Our Growing Practices
We go beyond the USDA organic standard with our commitment to low impact and clean growing practices. As a practice we strive to use preventative pest control practices rather than spraying organic-approved pesticides, farming with a mind for a balanced ecology. We try hard to source durable long lasting materials for irrigation, pest management, etc to cut down on plastic and landfill waste. We understand the value in protecing and building soil so we farm accordingly with minimal tillage, covercropping, and yearly soil testing/ammending with locally sourced imputs.
Our Seed Farming Experience
I fell in love with seed twelve years ago as an intern on a permaculture farm, sitting under the shade of an avocado tree and winnowing teosinte (ancient progenitor of corn) with my breath, watching the chaff sparkle in the sunlight, and feeling instantly connected to generations of seedkeepers who had come before me.

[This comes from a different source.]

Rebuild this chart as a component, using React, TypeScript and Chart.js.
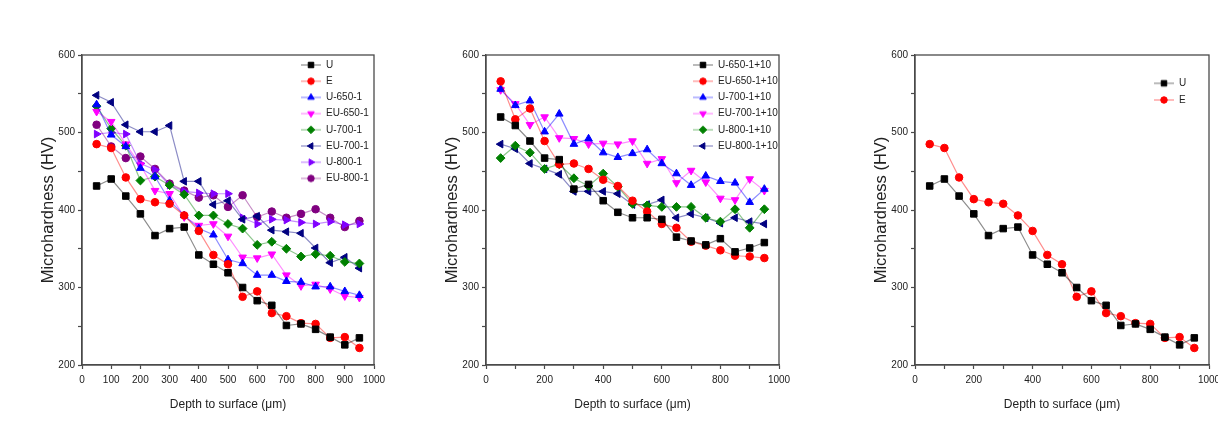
import React, { useEffect, useRef } from 'react';
import { Chart, registerables } from 'chart.js';
import { drawPoint } from 'chart.js/helpers';

Chart.register(...registerables);

// ---------- data ----------
const depthUm = [50, 100, 150, 200, 250, 300, 350, 400, 450, 500, 550, 600, 650, 700, 750, 800, 850, 900, 950];
const xTicksAll = [0, 100, 200, 300, 400, 500, 600, 700, 800, 900, 1000];
const yTicksMajor = [200, 300, 400, 500, 600];

// panel (a) and (c)
const hvU = [431, 440, 418, 395, 367, 376, 378, 342, 330, 319, 300, 283, 277, 251, 253, 246, 236, 226, 235];
const hvE = [485, 480, 442, 414, 410, 408, 393, 373, 342, 330, 288, 295, 267, 263, 254, 253, 235, 236, 222];
const hvU650 = [536, 497, 482, 454, 443, 412, 393, 376, 368, 336, 331, 316, 316, 308, 307, 301, 301, 295, 290];
const hvEU650 = [527, 514, 485, 458, 425, 421, 391, 380, 382, 366, 339, 338, 343, 316, 302, 304, 298, 289, 287];
const hvU700 = [534, 505, 483, 438, 443, 432, 420, 393, 393, 382, 376, 355, 359, 350, 340, 343, 341, 333, 331];
const hvEU700 = [548, 539, 510, 501, 501, 509, 437, 437, 407, 412, 388, 392, 374, 372, 370, 351, 332, 339, 325];
const hvU800 = [498, 500, 498, 460, 452, 432, 424, 422, 421, 421, 390, 382, 388, 387, 384, 382, 385, 381, 382];
const hvEU800 = [510, 482, 467, 469, 453, 434, 425, 416, 419, 404, 419, 391, 398, 390, 395, 401, 390, 378, 386];

// panel (b)
const hvU650b = [520, 509, 489, 467, 465, 427, 433, 412, 397, 390, 390, 388, 365, 360, 355, 363, 346, 351, 358];
const hvEU650b = [566, 517, 531, 489, 459, 460, 453, 439, 431, 412, 398, 382, 377, 359, 354, 348, 341, 340, 338];
const hvU700b = [556, 535, 541, 501, 524, 485, 492, 474, 468, 473, 478, 460, 447, 432, 444, 437, 435, 410, 427];
const hvEU700b = [555, 537, 510, 520, 493, 492, 485, 486, 485, 489, 460, 466, 435, 451, 436, 415, 413, 440, 425];
const hvU800b = [467, 483, 474, 453, 459, 441, 431, 447, 430, 408, 406, 404, 404, 404, 390, 385, 401, 377, 401];
const hvEU800b = [485, 479, 460, 453, 446, 424, 424, 424, 421, 407, 407, 413, 390, 395, 390, 383, 390, 385, 382];

// ---------- styles ----------
const FONT = "'Liberation Sans', Arial, sans-serif";
const TXT = '#222222';
const AX = '#4a4a4a';
const H = 432;

type Mark = { color: string; line: string; style: string; rot: number; r: number };
const mBlack: Mark = { color: '#000000', line: 'rgba(0,0,0,0.45)', style: 'rect', rot: 0, r: 4.6 };
const mRed: Mark = { color: '#ff0000', line: 'rgba(255,0,0,0.45)', style: 'circle', rot: 0, r: 3.8 };
const mBlue: Mark = { color: '#0000ff', line: 'rgba(0,0,255,0.45)', style: 'triangle', rot: 0, r: 4.4 };
const mMag: Mark = { color: '#ff00ff', line: 'rgba(255,0,255,0.45)', style: 'triangle', rot: 180, r: 4.4 };
const mGreen: Mark = { color: '#008000', line: 'rgba(0,128,0,0.45)', style: 'rectRot', rot: 0, r: 4.4 };
const mNavy: Mark = { color: '#000080', line: 'rgba(0,0,128,0.45)', style: 'triangle', rot: 270, r: 4.4 };
const mViolet: Mark = { color: '#8000ff', line: 'rgba(128,0,255,0.45)', style: 'triangle', rot: 90, r: 4.4 };
const mPurple: Mark = { color: '#800080', line: 'rgba(128,0,128,0.45)', style: 'circle', rot: 0, r: 3.8 };

type Series = { label: string; data: number[]; mark: Mark };
type PanelCfg = {
  id: string;
  left: number;
  w: number;
  yAxisW: number;
  padRight: number;
  xLabelEvery: number;
  legendX: number;
  legendY: number;
  legendPad: number;
  series: Series[];
};

const panels: PanelCfg[] = [
  {
    id: 'a', left: 0, w: 400, yAxisW: 82, padRight: 26, xLabelEvery: 100,
    legendX: 294.8, legendY: 53.8, legendPad: 6.2,
    series: [
      { label: 'U', data: hvU, mark: mBlack },
      { label: 'E', data: hvE, mark: mRed },
      { label: 'U-650-1', data: hvU650, mark: mBlue },
      { label: 'EU-650-1', data: hvEU650, mark: mMag },
      { label: 'U-700-1', data: hvU700, mark: mGreen },
      { label: 'EU-700-1', data: hvEU700, mark: mNavy },
      { label: 'U-800-1', data: hvU800, mark: mViolet },
      { label: 'EU-800-1', data: hvEU800, mark: mPurple },
    ],
  },
  {
    id: 'b', left: 405, w: 395, yAxisW: 81, padRight: 21, xLabelEvery: 200,
    legendX: 281.8, legendY: 53.8, legendPad: 6.2,
    series: [
      { label: 'U-650-1+10', data: hvU650b, mark: mBlack },
      { label: 'EU-650-1+10', data: hvEU650b, mark: mRed },
      { label: 'U-700-1+10', data: hvU700b, mark: mBlue },
      { label: 'EU-700-1+10', data: hvEU700b, mark: mMag },
      { label: 'U-800-1+10', data: hvU800b, mark: mGreen },
      { label: 'EU-800-1+10', data: hvEU800b, mark: mNavy },
    ],
  },
  {
    id: 'c', left: 830, w: 388, yAxisW: 85, padRight: 9, xLabelEvery: 200,
    legendX: 317.3, legendY: 71.6, legendPad: 6.7,
    series: [
      { label: 'U', data: hvU, mark: mBlack },
      { label: 'E', data: hvE, mark: mRed },
    ],
  },
];

function glyph(m: Mark): HTMLCanvasElement {
  const c = document.createElement('canvas');
  c.width = 20;
  c.height = 12;
  const g = c.getContext('2d') as CanvasRenderingContext2D;
  g.strokeStyle = m.line;
  g.lineWidth = 1.2;
  g.beginPath();
  g.moveTo(0, 6);
  g.lineTo(20, 6);
  g.stroke();
  g.fillStyle = m.color;
  g.strokeStyle = m.color;
  g.lineWidth = 1;
  drawPoint(g, { pointStyle: m.style as any, rotation: m.rot, radius: m.r * 0.85, borderWidth: 1 } as any, 10, 6);
  return c;
}

const framePlugin = {
  id: 'frame',
  afterDraw(chart: any) {
    const { ctx, chartArea } = chart;
    const { left, top, right, bottom } = chartArea;
    ctx.save();
    ctx.strokeStyle = AX;
    ctx.lineWidth = 1.3;
    ctx.strokeRect(left, top, right - left, bottom - top);
    ctx.restore();
  },
};

const legendPosPlugin = {
  id: 'legendPos',
  afterLayout(chart: any, _args: any, opts: any) {
    const lg = chart.legend;
    if (!lg) return;
    const w = lg.width;
    const h = lg.height;
    lg.left = opts.x;
    lg.top = opts.y;
    lg.right = opts.x + w;
    lg.bottom = opts.y + h;
  },
};

function buildConfig(p: PanelCfg): any {
  const glyphs = p.series.map((s) => glyph(s.mark));
  const titleSize = 16.5;
  const titleLH = titleSize * 1.2;
  return {
    type: 'line',
    data: {
      datasets: p.series.map((s) => ({
        label: s.label,
        data: depthUm.map((x, i) => ({ x, y: s.data[i] })),
        borderColor: s.mark.line,
        backgroundColor: s.mark.color,
        pointBackgroundColor: s.mark.color,
        pointBorderColor: s.mark.color,
        pointStyle: s.mark.style,
        pointRotation: s.mark.rot,
        pointRadius: s.mark.r,
        pointBorderWidth: 1,
        borderWidth: 1.2,
        tension: 0,
        fill: false,
      })),
    },
    options: {
      responsive: false,
      animation: false,
      events: [],
      layout: { padding: { top: 55, right: p.padRight, bottom: 0, left: 0 } },
      scales: {
        x: {
          type: 'linear',
          min: 0,
          max: 1000,
          afterBuildTicks: (scale: any) => {
            scale.ticks = xTicksAll.map((v) => ({ value: v }));
          },
          afterFit: (scale: any) => {
            scale.height = 67;
            scale.paddingLeft = 0;
            scale.paddingRight = 0;
          },
          ticks: {
            autoSkip: false,
            maxRotation: 0,
            padding: 5,
            color: TXT,
            font: { family: FONT, size: 10 },
            callback: (v: number) => (v % p.xLabelEvery === 0 ? String(v) : ''),
          },
          grid: { drawOnChartArea: false, drawTicks: true, tickLength: 4, tickColor: AX, tickWidth: 1.2 },
          border: { display: true, color: AX, width: 1.3 },
          title: {
            display: true,
            text: 'Depth to surface (μm)',
            color: TXT,
            font: { family: FONT, size: 12 },
            padding: { top: 0, bottom: 19.8 },
          },
        },
        y: {
          type: 'linear',
          min: 200,
          max: 600,
          afterBuildTicks: (scale: any) => {
            const t: any[] = [];
            yTicksMajor.forEach((v, i) => {
              t.push({ value: v });
              if (i < yTicksMajor.length - 1) t.push({ value: (v + yTicksMajor[i + 1]) / 2 });
            });
            scale.ticks = t;
          },
          afterFit: (scale: any) => {
            scale.width = p.yAxisW;
            scale.paddingTop = 0;
            scale.paddingBottom = 0;
          },
          ticks: {
            autoSkip: false,
            padding: 3,
            color: TXT,
            font: { family: FONT, size: 10 },
            callback: (v: number) => (yTicksMajor.includes(v) ? String(v) : ''),
          },
          grid: { drawOnChartArea: false, drawTicks: true, tickLength: 4, tickColor: AX, tickWidth: 1.2 },
          border: { display: true, color: AX, width: 1.3 },
          title: {
            display: true,
            text: 'Microhardness (HV)',
            color: TXT,
            font: { family: FONT, size: titleSize },
            padding: { top: p.yAxisW - 34 - titleLH / 2, bottom: 0 },
          },
        },
      },
      plugins: {
        tooltip: { enabled: false },
        legendPos: { x: p.legendX, y: p.legendY },
        legend: {
          display: true,
          position: 'chartArea',
          align: 'start',
          labels: {
            usePointStyle: true,
            pointStyleWidth: 20,
            padding: p.legendPad,
            color: TXT,
            font: { family: FONT, size: 10 },
            generateLabels: (chart: any) =>
              chart.data.datasets.map((d: any, i: number) => ({
                text: d.label,
                fillStyle: d.backgroundColor,
                strokeStyle: d.backgroundColor,
                lineWidth: 0,
                pointStyle: glyphs[i],
                hidden: false,
                datasetIndex: i,
                fontColor: TXT,
              })),
          },
        },
      },
    },
    plugins: [framePlugin, legendPosPlugin],
  };
}

function Panel({ cfg }: { cfg: PanelCfg }) {
  const ref = useRef<HTMLCanvasElement | null>(null);
  useEffect(() => {
    if (!ref.current) return;
    const chart = new Chart(ref.current, buildConfig(cfg));
    return () => chart.destroy();
  }, [cfg]);
  return (
    <canvas
      ref={ref}
      width={cfg.w}
      height={H}
      style={{ position: 'absolute', left: cfg.left, top: 0, width: cfg.w, height: H, display: 'block' }}
    />
  );
}

export default function App() {
  return (
    <div style={{ position: 'absolute', left: 0, top: 0, width: 1218, height: H, background: '#ffffff', overflow: 'hidden' }}>
      {panels.map((p) => (
        <Panel key={p.id} cfg={p} />
      ))}
    </div>
  );
}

Passion sparked, I left my office job to apprentice on a teaching farm on Whidbey Island in Washington, where I learned how to grow seed on a commercial scale for seed companies like High Mowing and Seed Savers Exchange. I moved to Oregon in 2016 and have been slowly incubating my own seed farm, while working with local seed and farming mentors and becoming involved with the Southern Oregon Seed Growers Association. Feral Farm is now my (very) full time occupation, and supports itself on 2.6 acres of seed production -- from small scale seed contracts for local companies, to large lots of 100-750#.
Regional Adaptation
We save our own stock seed so it has become more regionally adapted over time. Southern OR has hot summers and mild winters, so the varieties we offer have thrived in this climate.